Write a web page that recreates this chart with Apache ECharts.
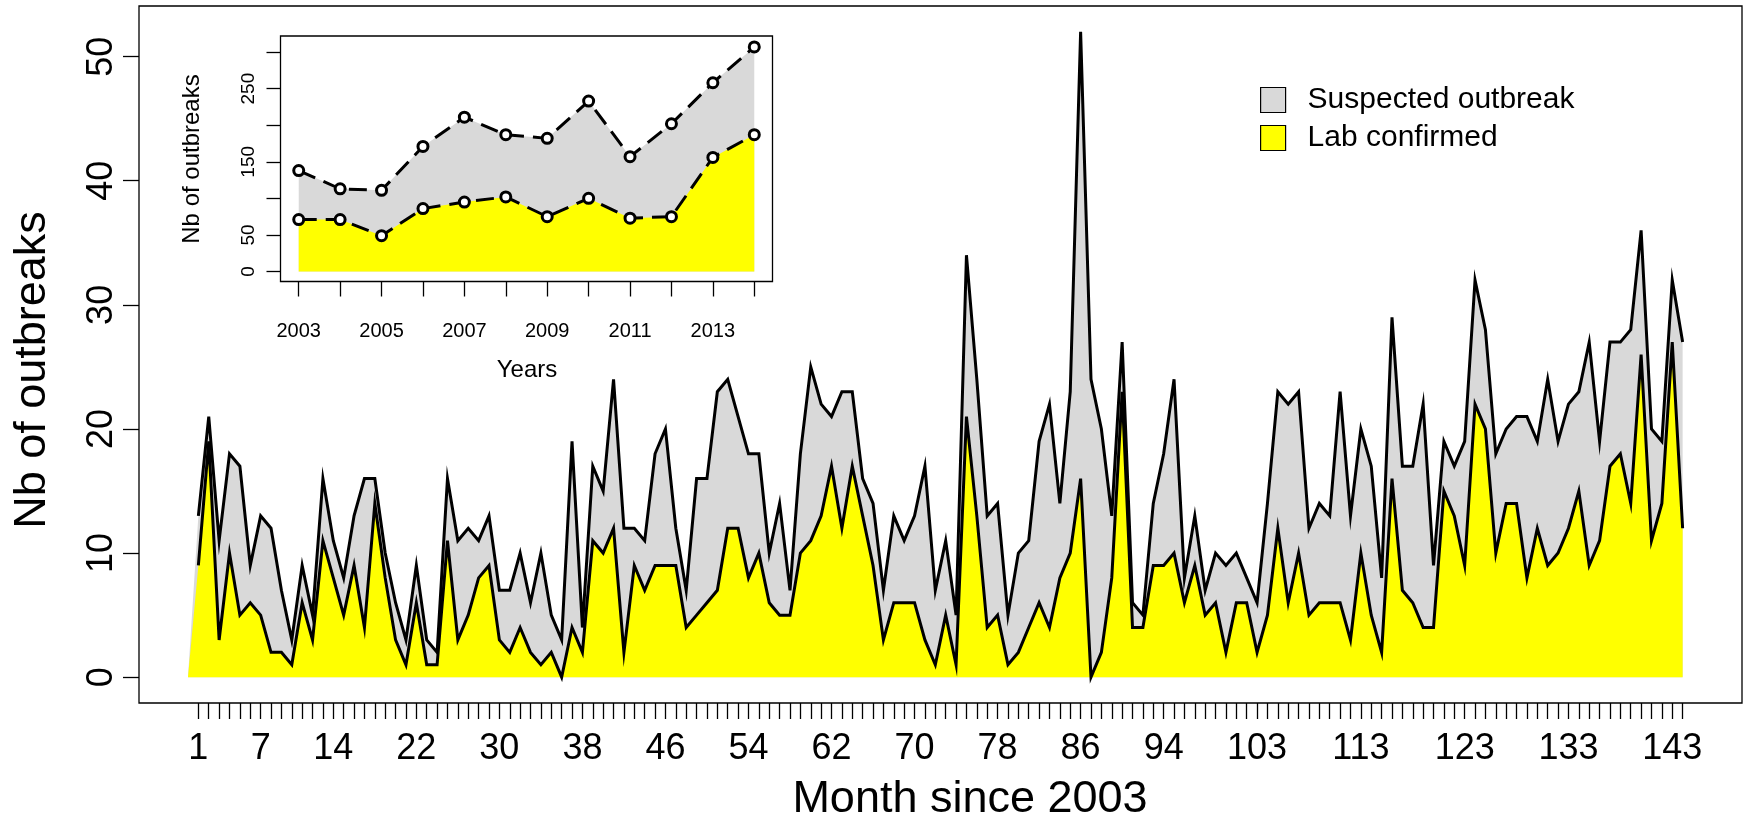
<!DOCTYPE html>
<html><head><meta charset="utf-8">
<script src="https://cdn.jsdelivr.net/npm/echarts@6/dist/echarts.min.js"></script>
<style>html,body{margin:0;padding:0;background:#fff}#c{width:1745px;height:825px}</style>
</head><body><div id="c"></div>
<script>
// ---- data ----
const suspected = [
  13,21,11,18,17,9,13,12,7,3,9,5,
  16,11,8,13,16,16,10,6,3,9,3,2,
  16,11,12,11,13,7,7,10,6,10,5,3,
  19,4,17,15,24,12,12,11,18,20,12,7,
  16,16,23,24,21,18,18,10,14,7,18,25,
  22,21,23,23,16,14,7,13,11,13,17,7,
  11,5,34,24,13,14,5,10,11,19,22,14,
  23,52,24,20,13,27,6,5,14,18,24,8,
  13,7,10,9,10,8,6,14,23,22,23,12,
  14,13,23,13,20,17,8,29,17,17,22,9,
  19,17,19,32,28,18,20,21,21,19,24,19,
  22,23,27,19,27,27,28,36,20,19,32,27
];
const confirmed = [
  9,19,3,10,5,6,5,2,2,1,6,3,
  11,8,5,9,4,14,8,3,1,6,1,1,
  11,3,5,8,9,3,2,4,2,1,2,0,
  4,2,11,10,12,2,9,7,9,9,9,4,
  5,6,7,12,12,8,10,6,5,5,10,11,
  13,17,12,17,13,9,3,6,6,6,3,1,
  5,1,21,13,4,5,1,2,4,6,4,8,
  10,16,0,2,8,23,4,4,9,9,10,6,
  9,5,6,2,6,6,2,5,12,6,10,5,
  6,6,6,3,10,5,2,16,7,6,4,4,
  15,13,9,22,20,10,14,14,8,12,9,10,
  12,15,9,11,17,18,14,26,11,14,27,12
];
const xTickLabels = [1,7,14,22,30,38,46,54,62,70,78,86,94,103,113,123,133,143];
const yTickLabels = [0,10,20,30,40,50];

const years = [2003,2004,2005,2006,2007,2008,2009,2010,2011,2012,2013,2014];
const yearSuspected = [138,113,111,171,211,187,182,233,157,202,258,307];
const yearConfirmed = [71,71,49,86,95,102,75,100,73,75,156,187];
const insetXLabels = [2003,2005,2007,2009,2011,2013];
const insetYTicks = [0,50,100,150,200,250,300];
const insetYLabels = [0,50,150,250];

// ---- build ----
const months = suspected.map((_, i) => i + 1);
const nM = months.length;
const poly = vals => [[0, 0]].concat(vals.map((v, i) => [months[i], v])).concat([[nM, 0]]);
const pts = vals => vals.map((v, i) => [months[i], v]);
const ypts = vals => vals.map((v, i) => [years[i], v]);
const FONT = '"Liberation Sans", Arial, Helvetica, sans-serif';
const fmt = v => String(v);

const chart = echarts.init(document.getElementById('c'), null, {renderer: 'canvas'});
chart.setOption({
  backgroundColor: '#fff',
  animation: false,
  textStyle: {fontFamily: FONT},
  grid: [
    {left: 139, top: 6, width: 1603, height: 697, show: true, borderColor: '#000', borderWidth: 1.3, backgroundColor: 'transparent'},
    {left: 280.5, top: 36, width: 492, height: 245.5, show: true, borderColor: '#000', borderWidth: 1.3, backgroundColor: 'transparent'}
  ],
  xAxis: [
    {gridIndex: 0, type: 'value', min: -4.72, max: 149.72,
     axisLine: {show: false, onZero: false},
     axisTick: {show: true, length: 16, customValues: months, lineStyle: {color: '#000', width: 1.3}},
     axisLabel: {customValues: xTickLabels, formatter: fmt, fontSize: 36, color: '#000', margin: 28, fontFamily: FONT},
     splitLine: {show: false}},
    {gridIndex: 1, type: 'value', min: 2002.56, max: 2014.44,
     axisLine: {show: false, onZero: false},
     axisTick: {show: true, length: 15, customValues: years, lineStyle: {color: '#000', width: 1.3}},
     axisLabel: {customValues: insetXLabels, formatter: fmt, fontSize: 20, color: '#000', margin: 40, fontFamily: FONT},
     splitLine: {show: false}}
  ],
  yAxis: [
    {gridIndex: 0, type: 'value', min: -2.08, max: 54.08,
     axisLine: {show: false, onZero: false},
     axisTick: {show: true, length: 16, customValues: yTickLabels, lineStyle: {color: '#000', width: 1.3}},
     axisLabel: {customValues: yTickLabels, formatter: fmt, rotate: 90, fontSize: 36, color: '#000', margin: 19, fontFamily: FONT},
     splitLine: {show: false}},
    {gridIndex: 1, type: 'value', min: -13.6, max: 321.9,
     axisLine: {show: false, onZero: false},
     axisTick: {show: true, length: 14, customValues: insetYTicks, lineStyle: {color: '#000', width: 1.3}},
     axisLabel: {customValues: insetYLabels, formatter: fmt, rotate: 90, fontSize: 19, color: '#000', margin: 22, fontFamily: FONT},
     splitLine: {show: false}}
  ],
  legend: {
    data: ['Suspected outbreak', 'Lab confirmed'],
    orient: 'vertical', left: 1255, top: 80,
    itemWidth: 25, itemHeight: 25, itemGap: 8, icon: 'rect',
    itemStyle: {borderColor: '#000', borderWidth: 1.2},
    textStyle: {fontSize: 30, color: '#000', fontFamily: FONT, lineHeight: 30, padding: [0, 0, 0, 17]}
  },
  series: [
    {name: 'Suspected outbreak', type: 'line', xAxisIndex: 0, yAxisIndex: 0, data: poly(suspected),
     symbol: 'none', color: '#d9d9d9', itemStyle: {color: '#d9d9d9'}, lineStyle: {width: 0},
     areaStyle: {color: '#d9d9d9', opacity: 1}, silent: true, z: 1},
    {name: 'Lab confirmed', type: 'line', xAxisIndex: 0, yAxisIndex: 0, data: poly(confirmed),
     symbol: 'none', color: '#ffff00', itemStyle: {color: '#ffff00'}, lineStyle: {width: 0},
     areaStyle: {color: '#ffff00', opacity: 1}, silent: true, z: 2},
    {type: 'line', xAxisIndex: 0, yAxisIndex: 0, data: pts(suspected), symbol: 'none',
     lineStyle: {color: '#000', width: 3, join: 'miter'}, silent: true, z: 3},
    {type: 'line', xAxisIndex: 0, yAxisIndex: 0, data: pts(confirmed), symbol: 'none',
     lineStyle: {color: '#000', width: 3, join: 'miter'}, silent: true, z: 4},
    {type: 'line', xAxisIndex: 1, yAxisIndex: 1, data: ypts(yearSuspected), symbol: 'none',
     lineStyle: {width: 0}, areaStyle: {color: '#d9d9d9', opacity: 1}, silent: true, z: 1},
    {type: 'line', xAxisIndex: 1, yAxisIndex: 1, data: ypts(yearConfirmed), symbol: 'none',
     lineStyle: {width: 0}, areaStyle: {color: '#ffff00', opacity: 1}, silent: true, z: 2},
    {type: 'line', xAxisIndex: 1, yAxisIndex: 1, data: ypts(yearSuspected), symbol: 'circle', symbolSize: 10,
     showAllSymbol: true,
     itemStyle: {color: '#fff', borderColor: '#000', borderWidth: 3},
     lineStyle: {color: '#000', width: 3, type: [18, 9]}, silent: true, z: 3},
    {type: 'line', xAxisIndex: 1, yAxisIndex: 1, data: ypts(yearConfirmed), symbol: 'circle', symbolSize: 10,
     showAllSymbol: true,
     itemStyle: {color: '#fff', borderColor: '#000', borderWidth: 3},
     lineStyle: {color: '#000', width: 3, type: [18, 9]}, silent: true, z: 4}
  ],
  graphic: [
    {type: 'text', x: 33, y: 370, rotation: Math.PI / 2,
     style: {text: 'Nb of outbreaks', fontSize: 45, fontFamily: FONT, fill: '#000', align: 'center', verticalAlign: 'middle', textAlign: 'center', textVerticalAlign: 'middle'}},
    {type: 'text', x: 970, y: 800,
     style: {text: 'Month since 2003', fontSize: 45, fontFamily: FONT, fill: '#000', align: 'center', verticalAlign: 'middle', textAlign: 'center', textVerticalAlign: 'middle'}},
    {type: 'text', x: 192, y: 159, rotation: Math.PI / 2,
     style: {text: 'Nb of outbreaks', fontSize: 24, fontFamily: FONT, fill: '#000', align: 'center', verticalAlign: 'middle', textAlign: 'center', textVerticalAlign: 'middle'}},
    {type: 'text', x: 527, y: 370,
     style: {text: 'Years', fontSize: 24, fontFamily: FONT, fill: '#000', align: 'center', verticalAlign: 'middle', textAlign: 'center', textVerticalAlign: 'middle'}}
  ]
});
</script></body></html>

****************

Write out an exact copy of the listing, first line through the line containing "const insetYLabels = [0,50,150,250];", with the pictures left out.

Write a web page that recreates this chart with Apache ECharts.
<!DOCTYPE html>
<html><head><meta charset="utf-8">
<script src="https://cdn.jsdelivr.net/npm/echarts@6/dist/echarts.min.js"></script>
<style>html,body{margin:0;padding:0;background:#fff}#c{width:1745px;height:825px}</style>
</head><body><div id="c"></div>
<script>
// ---- data ----
const suspected = [
  13,21,11,18,17,9,13,12,7,3,9,5,
  16,11,8,13,16,16,10,6,3,9,3,2,
  16,11,12,11,13,7,7,10,6,10,5,3,
  19,4,17,15,24,12,12,11,18,20,12,7,
  16,16,23,24,21,18,18,10,14,7,18,25,
  22,21,23,23,16,14,7,13,11,13,17,7,
  11,5,34,24,13,14,5,10,11,19,22,14,
  23,52,24,20,13,27,6,5,14,18,24,8,
  13,7,10,9,10,8,6,14,23,22,23,12,
  14,13,23,13,20,17,8,29,17,17,22,9,
  19,17,19,32,28,18,20,21,21,19,24,19,
  22,23,27,19,27,27,28,36,20,19,32,27
];
const confirmed = [
  9,19,3,10,5,6,5,2,2,1,6,3,
  11,8,5,9,4,14,8,3,1,6,1,1,
  11,3,5,8,9,3,2,4,2,1,2,0,
  4,2,11,10,12,2,9,7,9,9,9,4,
  5,6,7,12,12,8,10,6,5,5,10,11,
  13,17,12,17,13,9,3,6,6,6,3,1,
  5,1,21,13,4,5,1,2,4,6,4,8,
  10,16,0,2,8,23,4,4,9,9,10,6,
  9,5,6,2,6,6,2,5,12,6,10,5,
  6,6,6,3,10,5,2,16,7,6,4,4,
  15,13,9,22,20,10,14,14,8,12,9,10,
  12,15,9,11,17,18,14,26,11,14,27,12
];
const xTickLabels = [1,7,14,22,30,38,46,54,62,70,78,86,94,103,113,123,133,143];
const yTickLabels = [0,10,20,30,40,50];

const years = [2003,2004,2005,2006,2007,2008,2009,2010,2011,2012,2013,2014];
const yearSuspected = [138,113,111,171,211,187,182,233,157,202,258,307];
const yearConfirmed = [71,71,49,86,95,102,75,100,73,75,156,187];
const insetXLabels = [2003,2005,2007,2009,2011,2013];
const insetYTicks = [0,50,100,150,200,250,300];
const insetYLabels = [0,50,150,250];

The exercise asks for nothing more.